October 11 2023
Today, Wednesday October 11
Eyes of Discernment
A Psalm of David
1 I will sing of mercy and justice; To You, O LORD, I will sing praises.
2 I will behave wisely in a perfect way. Oh, when will You come to me? I will walk within my house with a perfect heart.
3 I will set nothing wicked before my eyes; I hate the work of those who fall away; It shall not cling to me.
4 A perverse heart shall depart from me; I will not know wickedness.
5 Whoever secretly slanders his neighbor, Him I will destroy; The one who has a haughty look and a proud heart, Him I will not endure.
Psalm 101 is a psalm written by David who had just recently become King of Israel. The nation was broken, and he had a tremendous task and challenge before him as he had to deal with both internal corruption and foreign adversaries such as the Philistines. David’s great desire is to lead the nation with integrity and fulfill God’s heart for it to be a nation that reflected the glory of God. As I read this chapter, I see at least four things that David had that will guide and help him as he transforms the broken nation into a world power.
David was determined to follow the instructions of God’s Word and be a king of “mercy and justice” (v. 1), which is a reflection of the character of God. David desired to have a “perfect heart” (v. 2). He was devoted to worship of the only true God. David also was committed to having eyes of discernment (v. 3), as to what he would and would not be looking at and for. And finally, David now could make good decisions about the kind of people that would serve in his administration (vv. 6-8). The four “D’s – Determined, Devoted, Discernment and Decisive!
Today, we live in a broken world full of corruption, violence, conflict, and fear. I personally believe the present conflict in the Middle East is setting things up for the end time events that are described in the prophecies of the Bible. They remind us that Jesus Christ, the greater son of David, is coming soon to set up His Kingdom! But before He comes, a false Anti-Christ will come promising peace to the Middle East and the world. His peace is just a deceitful move to take control of the whole world and to set up his diabolic kingdom that will not last long. Jesus Christ will come, destroy the Anti-Christ and his armies, and set up His Millennium Kingdom and true peace will finally come to the world!

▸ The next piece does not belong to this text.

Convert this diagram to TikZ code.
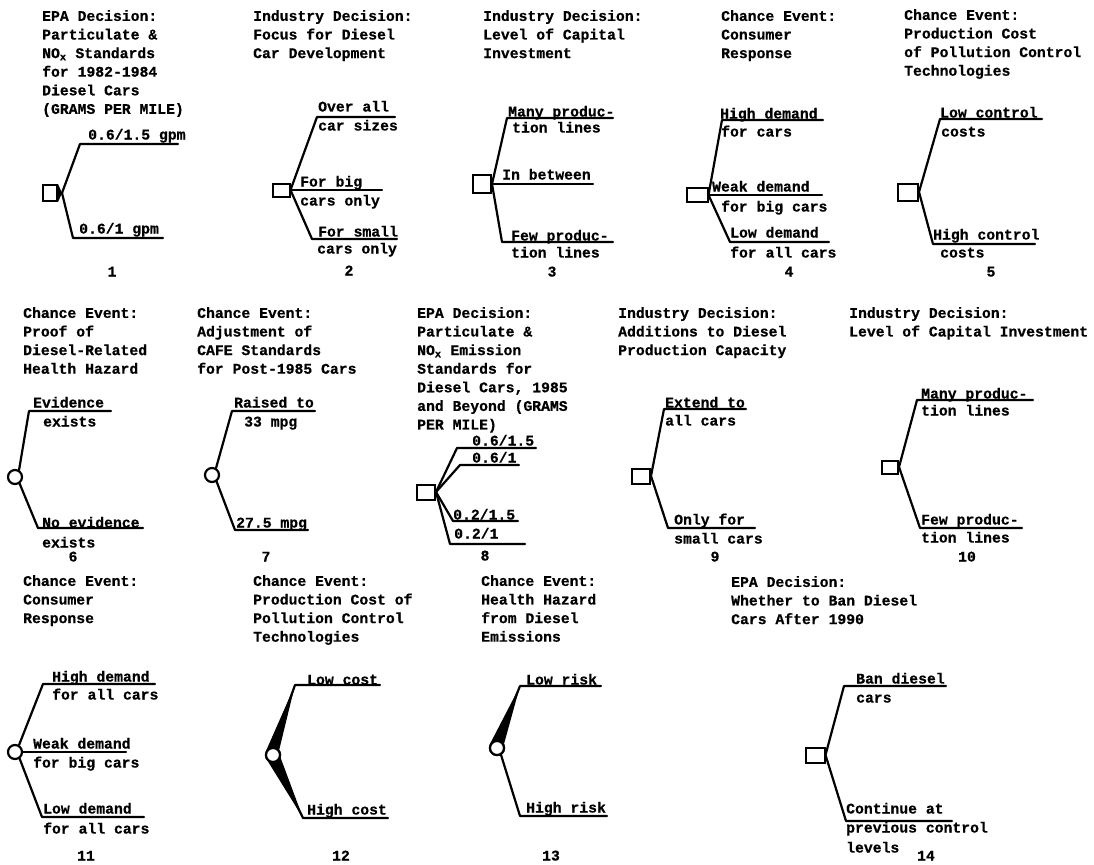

Today, as we look at Psalm 101:3-5, we notice that David moved from the heart of the leader to the hearts of the sinners (vv. 4-5) and turned the emphasis to the leader's eyes and what he saw (vv. 3, 5, 6, 7). The heart and the eyes work together, for what the heart loves, the eyes will seek and find (Eccl. 2:10; Jer. 22:17). This section parallels Psalm 15 where David described the ideal worshiper whom God welcomes to His dwelling. David did not want anyone in his official family who was not walking with the Lord. "I will set no worthless thing before my eyes" (v. 3a) means more than beholding vile things "the lust of the eyes" (1 John 2:16). It also means setting worthless goals and seeking to reach them.
Leaders must set the best goals, guided by God's will, for outlook determines outcome. The spiritual leader not only sets the best goals but he or she also uses the best methods for achieving those goals (v. 3b). "Faithless" people are apostates, people who have abandoned God's way for their own way and the world's way. David had his eyes on the faithful, not the faithless (v. 6).
A "perverse heart" (v. 4) is a twisted heart, one that does not conform to God's will (Prov. 3:32; 6:16-19; 11:20), and a twisted heart produces a deceitful tongue (v. 7; Matt. 12:34-35; see Prov. 17:20). The word translated "proud" in verse 5 means "wide, expanded" and describes people who are inflated with their own importance. It is important that leaders cultivate humility and lead by being servants, not dictators. Like Moses, David was a model of a “servant-leader”.
Today, please continue to pray for the “peace of Jerusalem” (Psalm 122:6), which actually means you are praying the last prayer of the Bible. “Even so come, Lord Jesus” (Revelation 22:20).